Separately, in a surprise announcement, former Maryland Gov. Larry Hogan (R) announced his candidacy for the U.S. Senate seat held by Democrat Ben Cardin, who is retiring.
Neither has an easy path, although the obstacles facing each are somewhat different.
Rosendale was Montana's at-large representative in his first term. The state gained a U.S. House seat in 2020 Census apportionment and he successfully ran for reelection in the new District 2 in 2022. It is the more safely Republican of the two seats.
This is his second try for the Senate. As the party's nominee in 2018, he lost to incumbent Democrat Jon Tester by about 3.5%. Tester will be seeking his fourth term later this year.
Republicans will be aggressive in trying to flip this seat as part of their effort to regain the majority. Most analysts rate the race as a toss-up.
Rosendale is a hardline conservative who is not the choice of party establishment. Earlier this week, Punchbowl reported that Speaker Mike Johnson was was planning to endorse his colleague; he quickly walked that back after considerable blowback.

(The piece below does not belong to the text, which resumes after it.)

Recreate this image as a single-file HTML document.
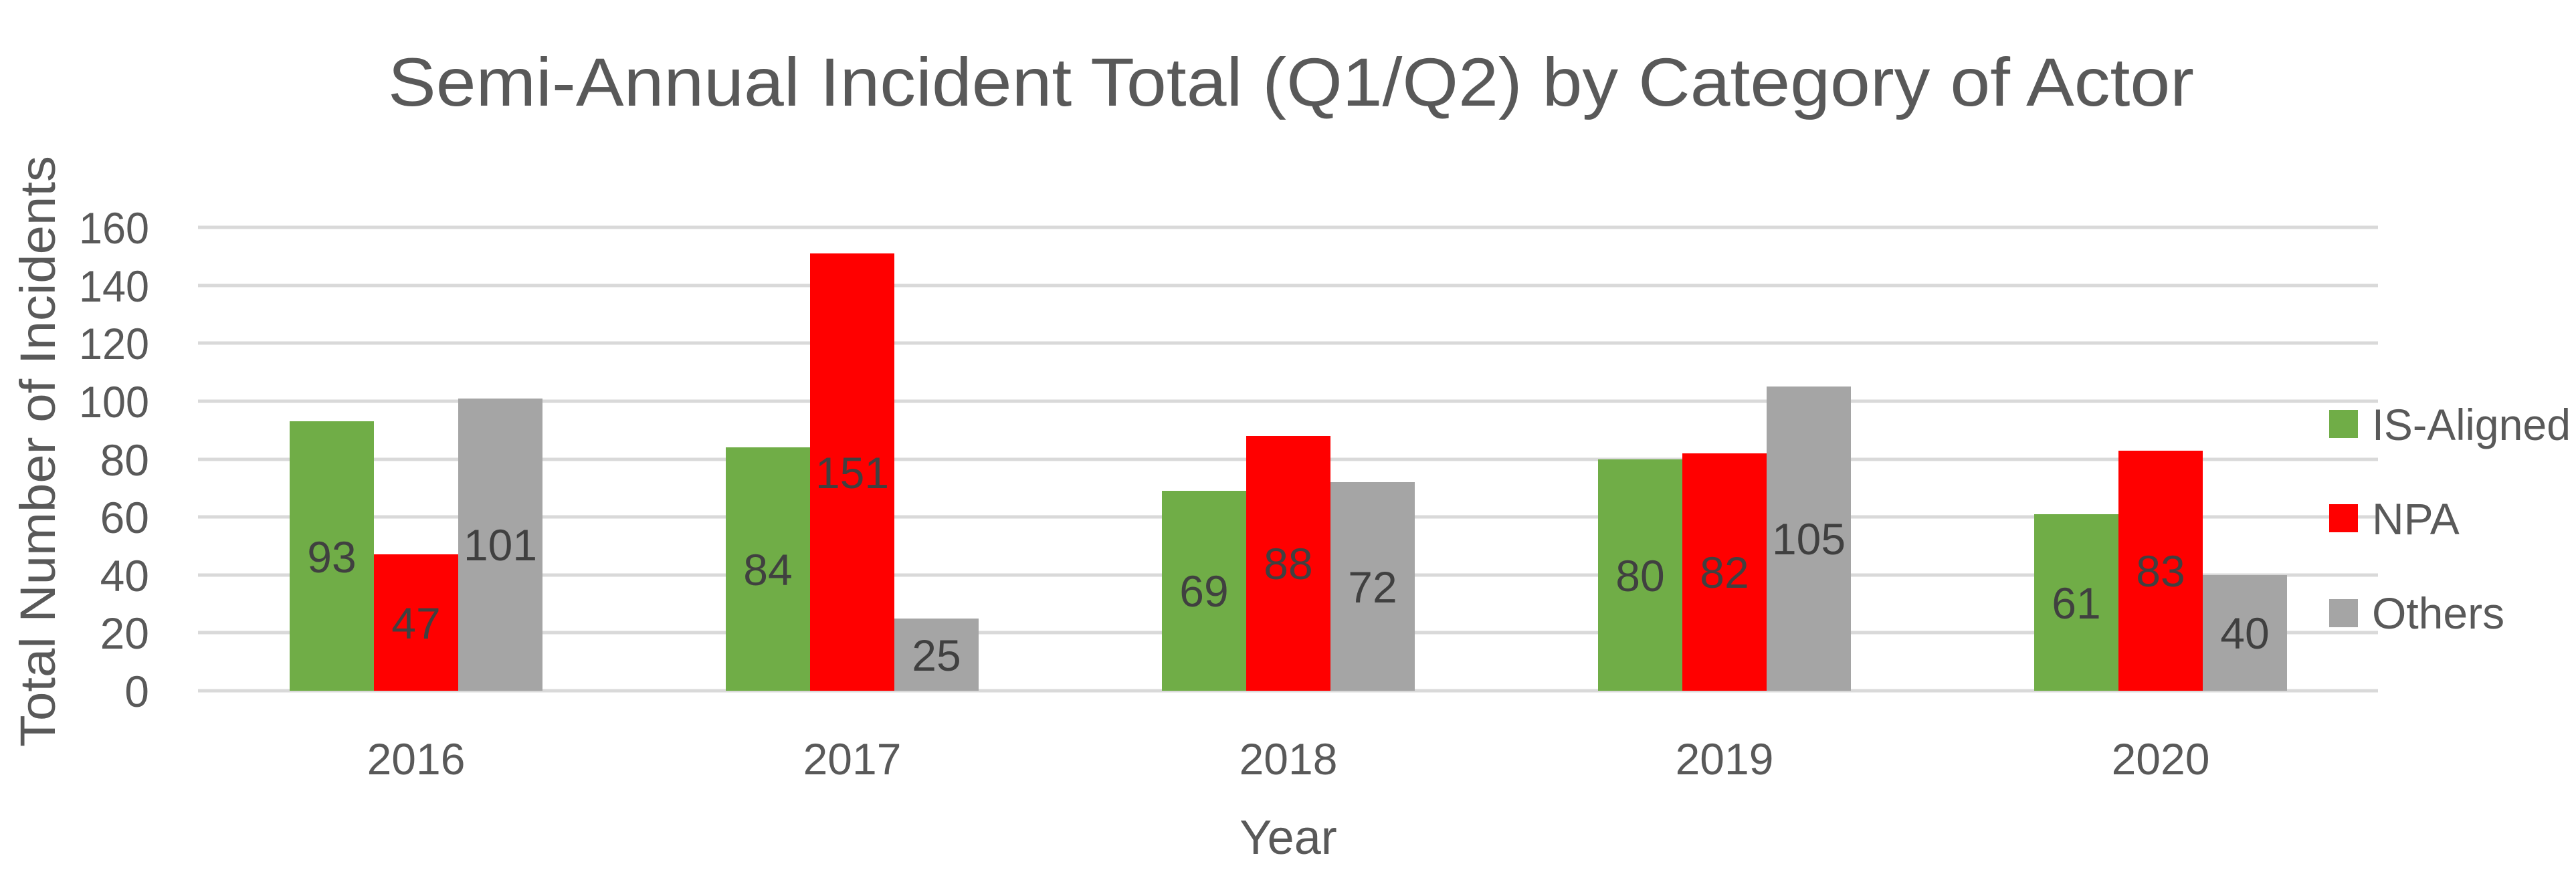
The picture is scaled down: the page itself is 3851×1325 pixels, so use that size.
<!DOCTYPE html>
<html><head><meta charset="utf-8"><style>html,body{margin:0;padding:0;background:#fff}svg{display:block}</style></head>
<body>
<svg width="3851" height="1325" viewBox="0 0 3851 1325" xmlns="http://www.w3.org/2000/svg" font-family="Liberation Sans, sans-serif" fill="#595959">
<rect width="3851" height="1325" fill="#fff"/>
<text x="1930" y="158" font-size="102" text-anchor="middle" textLength="2700" lengthAdjust="spacingAndGlyphs">Semi-Annual Incident Total (Q1/Q2)  by Category of Actor</text>
<g stroke="#d9d9d9" stroke-width="5">
<line x1="296" x2="3555" y1="340" y2="340"/>
<line x1="296" x2="3555" y1="427" y2="427"/>
<line x1="296" x2="3555" y1="513" y2="513"/>
<line x1="296" x2="3555" y1="600" y2="600"/>
<line x1="296" x2="3555" y1="687" y2="687"/>
<line x1="296" x2="3555" y1="773" y2="773"/>
<line x1="296" x2="3555" y1="860" y2="860"/>
<line x1="296" x2="3555" y1="946" y2="946"/>
<line x1="296" x2="3555" y1="1033" y2="1033"/>
</g>
<g font-size="66" text-anchor="end">
<text x="223" y="364" textLength="105" lengthAdjust="spacingAndGlyphs">160</text><text x="223" y="451" textLength="105" lengthAdjust="spacingAndGlyphs">140</text><text x="223" y="537" textLength="105" lengthAdjust="spacingAndGlyphs">120</text>
<text x="223" y="624" textLength="105" lengthAdjust="spacingAndGlyphs">100</text><text x="223" y="711">80</text><text x="223" y="797">60</text>
<text x="223" y="884">40</text><text x="223" y="970">20</text><text x="223" y="1057">0</text>
</g>
<text transform="translate(82,675) rotate(-90)" font-size="74" text-anchor="middle" textLength="884" lengthAdjust="spacingAndGlyphs">Total Number of Incidents</text>
<g>
<rect x="433" y="630" width="126" height="403" fill="#70ad47"/>
<rect x="559" y="829" width="126" height="204" fill="#ff0000"/>
<rect x="685" y="596" width="126" height="437" fill="#a5a5a5"/>
<rect x="1085" y="669" width="126" height="364" fill="#70ad47"/>
<rect x="1211" y="379" width="126" height="654" fill="#ff0000"/>
<rect x="1337" y="925" width="126" height="108" fill="#a5a5a5"/>
<rect x="1737" y="734" width="126" height="299" fill="#70ad47"/>
<rect x="1863" y="652" width="126" height="381" fill="#ff0000"/>
<rect x="1989" y="721" width="126" height="312" fill="#a5a5a5"/>
<rect x="2389" y="687" width="126" height="346" fill="#70ad47"/>
<rect x="2515" y="678" width="126" height="355" fill="#ff0000"/>
<rect x="2641" y="578" width="126" height="455" fill="#a5a5a5"/>
<rect x="3041" y="769" width="126" height="264" fill="#70ad47"/>
<rect x="3167" y="674" width="126" height="359" fill="#ff0000"/>
<rect x="3293" y="860" width="126" height="173" fill="#a5a5a5"/>
</g>
<g font-size="66" text-anchor="middle" fill="#404040">
<text x="496" y="856">93</text><text x="622" y="955">47</text><text x="748" y="838">101</text>
<text x="1148" y="875">84</text><text x="1274" y="730">151</text><text x="1400" y="1003">25</text>
<text x="1800" y="907">69</text><text x="1926" y="866">88</text><text x="2052" y="901">72</text>
<text x="2452" y="884">80</text><text x="2578" y="879">82</text><text x="2704" y="829">105</text>
<text x="3104" y="925">61</text><text x="3230" y="877">83</text><text x="3356" y="970">40</text>
</g>
<g font-size="66" text-anchor="middle">
<text x="622" y="1158">2016</text><text x="1274" y="1158">2017</text><text x="1926" y="1158">2018</text>
<text x="2578" y="1158">2019</text><text x="3230" y="1158">2020</text>
</g>
<text x="1926" y="1277" font-size="72" text-anchor="middle">Year</text>
<rect x="3482" y="613" width="43" height="42" fill="#70ad47"/>
<rect x="3482" y="754" width="43" height="42" fill="#ff0000"/>
<rect x="3482" y="896" width="43" height="42" fill="#a5a5a5"/>
<g font-size="66">
<text x="3546" y="658" textLength="297" lengthAdjust="spacingAndGlyphs">IS-Aligned</text>
<text x="3546" y="799">NPA</text>
<text x="3546" y="940">Others</text>
</g>
</svg>
</body></html>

Montana's other Senator, Republican Steve Daines heads the Committee charged with getting more Republicans elected to the Senate. He released a statement that said "It’s unfortunate that rather than building seniority for our great state in the House, Matt is choosing to abandon his seat and create a divisive primary. Tim Sheehy has my full support because he is the best candidate to take on Jon Tester. Whichever party wins the Montana Senate seat will control the United States Senate in 2024, and Republicans cannot risk nominating a candidate who gave Jon Tester the biggest victory of his career."
A popular two-term Republican governor in a deep-blue state, Larry Hogan left office after the 2022 election. He was unable to run for a third term due to term limits.
He entered the Senate race just hours before Friday's deadline.
Hogan immediately becomes the frontrunner for the Republican nomination and nudges the seat back on to the competitive map. The Cook Political Report updated its rating from Safe to Likely Democratic after Hogan's announcement.
That said, this is a very blue state. As Inside Election's Jacob Rubashkin noted, "Maryland was the fourth-most Democratic state in 2020 at 65-32 Biden. It's like the Democratic equivalent of Idaho (63R-33D) or Oklahoma (65-32)." The state last elected a Republican to the Senate in 1980.